YOUR GOAL: Copy every line from the data below in which the string "diagram" can be found.

AVAILABLE DATA:

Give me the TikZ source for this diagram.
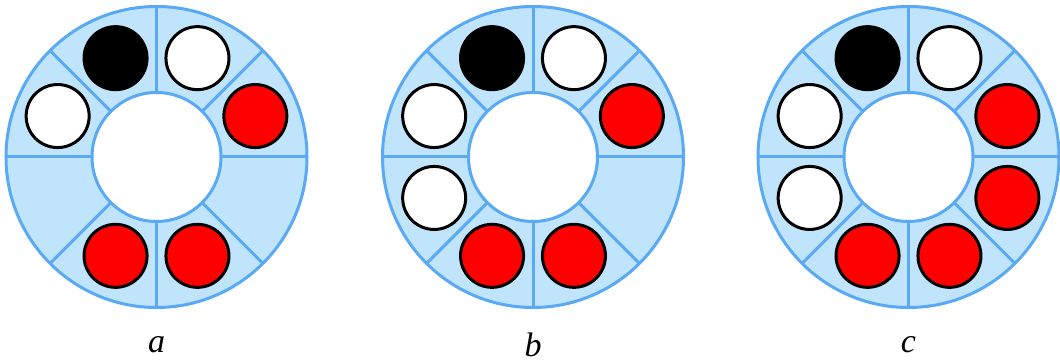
\documentclass[tikz,border=0pt]{standalone}
\usepackage{fontspec}
\setmainfont{Liberation Serif}
\usetikzlibrary{calc}
\definecolor{ringfill}{HTML}{BFE4FB}
\definecolor{ringline}{HTML}{5AA9F5}
\definecolor{ballred}{HTML}{FF0000}
\tikzset{
  ringedge/.style={draw=ringline, line width=3pt},
  ball/.style={circle, draw=black, line width=3pt, minimum size=63pt, inner sep=0pt},
  wball/.style={ball, fill=white},
  bball/.style={ball, fill=black},
  rball/.style={ball, fill=ballred},
  lbl/.style={font=\fontsize{34}{40}\selectfont\itshape, inner sep=0pt}
}
\newcommand{\ringat}[2]{%
  \coordinate (#1) at (#2,206);
  \fill[ringfill, even odd rule] (#1) circle (150.5) (#1) circle (64.5);
  \foreach \ang in {0,45,...,315}{
    \draw[ringedge] ($(#1)+(\ang:64.5)$) -- ($(#1)+(\ang:150.5)$);
  }
  \draw[ringedge] (#1) circle (150.5);
  \draw[ringedge] (#1) circle (64.5);
}
\begin{document}
\begin{tikzpicture}[x=1pt,y=1pt]
\useasboundingbox (0,0) rectangle (1060,363);
% ring a
\ringat{ca}{156.5}
\node[bball] (a1) at ($(ca)+(112.5:107)$) {};
\node[wball] (a2) at ($(ca)+(67.5:107)$) {};
\node[rball] (a3) at ($(ca)+(22.5:107)$) {};
\node[rball] (a5) at ($(ca)+(-67.5:107)$) {};
\node[rball] (a6) at ($(ca)+(-112.5:107)$) {};
\node[wball] (a8) at ($(ca)+(157.5:107)$) {};
% ring b
\ringat{cb}{533}
\node[bball] (b1) at ($(cb)+(112.5:107)$) {};
\node[wball] (b2) at ($(cb)+(67.5:107)$) {};
\node[rball] (b3) at ($(cb)+(22.5:107)$) {};
\node[rball] (b5) at ($(cb)+(-67.5:107)$) {};
\node[rball] (b6) at ($(cb)+(-112.5:107)$) {};
\node[wball] (b7) at ($(cb)+(-157.5:107)$) {};
\node[wball] (b8) at ($(cb)+(157.5:107)$) {};
% ring c
\ringat{cc}{908.5}
\node[bball] (c1) at ($(cc)+(112.5:107)$) {};
\node[wball] (c2) at ($(cc)+(67.5:107)$) {};
\node[rball] (c3) at ($(cc)+(22.5:107)$) {};
\node[rball] (c4) at ($(cc)+(-22.5:107)$) {};
\node[rball] (c5) at ($(cc)+(-67.5:107)$) {};
\node[rball] (c6) at ($(cc)+(-112.5:107)$) {};
\node[wball] (c7) at ($(cc)+(-157.5:107)$) {};
\node[wball] (c8) at ($(cc)+(157.5:107)$) {};
% labels
\node[lbl] (la) at (156.5,18) {a};
\node[lbl] (lb) at (533,18) {b};
\node[lbl] (lc) at (908.5,18) {c};
\end{tikzpicture}
\end{document}
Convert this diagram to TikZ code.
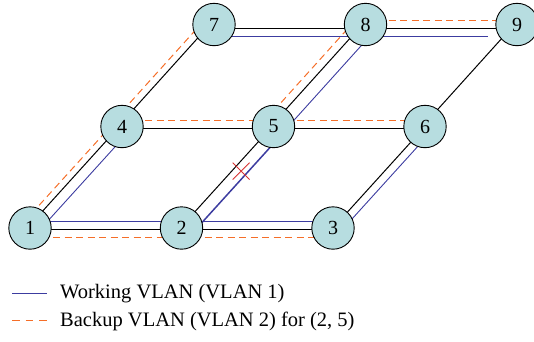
\documentclass[tikz,border=0pt]{standalone}
\usepackage{fontspec}
\setmainfont{Liberation Serif}
\usetikzlibrary{calc,backgrounds,shapes.misc}
\definecolor{nodefill}{RGB}{183,221,224}
\definecolor{vlanblue}{RGB}{60,60,160}
\definecolor{vlanorange}{RGB}{245,110,40}
\definecolor{cutred}{RGB}{215,50,50}

% line between two nodes, shifted sideways by #4 (positive = left of the #2 -> #3 direction)
\newcommand\lnk[4][]{\draw[#1] ($(#2.center)!#4!90:(#3.center)$) -- ($(#3.center)!#4!270:(#2.center)$);}

\begin{document}
\begin{tikzpicture}[x=1pt,y=-1pt,
  switch/.style={circle, draw=black, line width=0.9pt, fill=nodefill,
    minimum size=42.4pt, inner sep=0pt, font=\fontsize{20}{20}\selectfont},
  phys/.style={draw=black, line width=1pt},
  work/.style={draw=vlanblue, line width=0.9pt},
  workbold/.style={draw=vlanblue, line width=1.5pt},
  backup/.style={draw=vlanorange, line width=1pt, dash pattern=on 7pt off 4.5pt},
  legbackup/.style={draw=vlanorange, line width=1pt, dash pattern=on 7.5pt off 6pt},
  legendtext/.style={anchor=west, font=\fontsize{20.5}{22}\selectfont, inner sep=0pt}
]
\useasboundingbox (0,0) rectangle (534,341);

% switches
\node[switch] (n1) at (30,228)    {1};
\node[switch] (n2) at (181.5,228) {2};
\node[switch] (n3) at (333,228)   {3};
\node[switch] (n4) at (122,126.5) {4};
\node[switch] (n5) at (273.5,126.5) {5};
\node[switch] (n6) at (425,126.5) {6};
\node[switch] (n7) at (214,24.5)  {7};
\node[switch] (n8) at (365.5,24.5) {8};
\node[switch] (n9) at (517,24.5)  {9};

\begin{pgfonlayer}{background}
  % bottom row
  \lnk[phys]{n1}{n2}{-1.3pt}
  \lnk[workbold]{n1}{n2}{6.3pt}
  \lnk[backup]{n1}{n2}{-9.7pt}
  \lnk[phys]{n2}{n3}{-1.3pt}
  \lnk[work]{n2}{n3}{6.3pt}
  \lnk[backup]{n2}{n3}{-9.7pt}
  % middle row
  \lnk[phys]{n4}{n5}{-1.8pt}
  \lnk[backup]{n4}{n5}{6.5pt}
  \lnk[phys]{n5}{n6}{-1.8pt}
  \lnk[backup]{n5}{n6}{6.5pt}
  % top row
  \lnk[phys]{n7}{n8}{-4pt}
  \lnk[work]{n7}{n8}{-12.3pt}
  \lnk[phys]{n8}{n9}{-4pt}
  \lnk[backup]{n8}{n9}{4.2pt}
  \lnk[work,shorten >=29pt]{n8}{n9}{-12.3pt}
  % diagonals
  \lnk[phys]{n1}{n4}{2pt}
  \lnk[backup]{n1}{n4}{8.5pt}
  \lnk[work]{n1}{n4}{-8.5pt}
  \lnk[phys]{n2}{n5}{1pt}
  \lnk[workbold]{n2}{n5}{-11.5pt}
  \lnk[phys]{n3}{n6}{0pt}
  \lnk[work]{n3}{n6}{-8pt}
  \lnk[phys]{n4}{n7}{3pt}
  \lnk[backup]{n4}{n7}{10pt}
  \lnk[phys]{n5}{n8}{2.3pt}
  \lnk[backup]{n5}{n8}{10.4pt}
  \lnk[work]{n5}{n8}{-11pt}
  \lnk[phys]{n6}{n9}{2pt}
\end{pgfonlayer}

% failed link between 2 and 5
\coordinate (cutmid) at ($(n2.center)!0.6!(n5.center)$);
\coordinate (cutpos) at ($(cutmid)!6pt!-90:(n5.center)$);
\node[cross out, draw=cutred, line width=0.8pt, minimum size=16pt, inner sep=0pt] (cut) at (cutpos) {};

% legend
\coordinate (la1) at (12,293);
\coordinate (lb1) at (47,293);
\draw[work] (la1) -- (lb1);
\node[legendtext] (lt1) at (60,294) {Working VLAN (VLAN 1)};
\coordinate (la2) at (12,320);
\coordinate (lb2) at (47,320);
\draw[legbackup] (la2) -- (lb2);
\node[legendtext] (lt2) at (60,321) {Backup VLAN (VLAN 2) for (2, 5)};
\end{tikzpicture}
\end{document}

RESULT FOR THIS EXERCISE:
Give me the TikZ source for this diagram.
Convert this diagram to TikZ code.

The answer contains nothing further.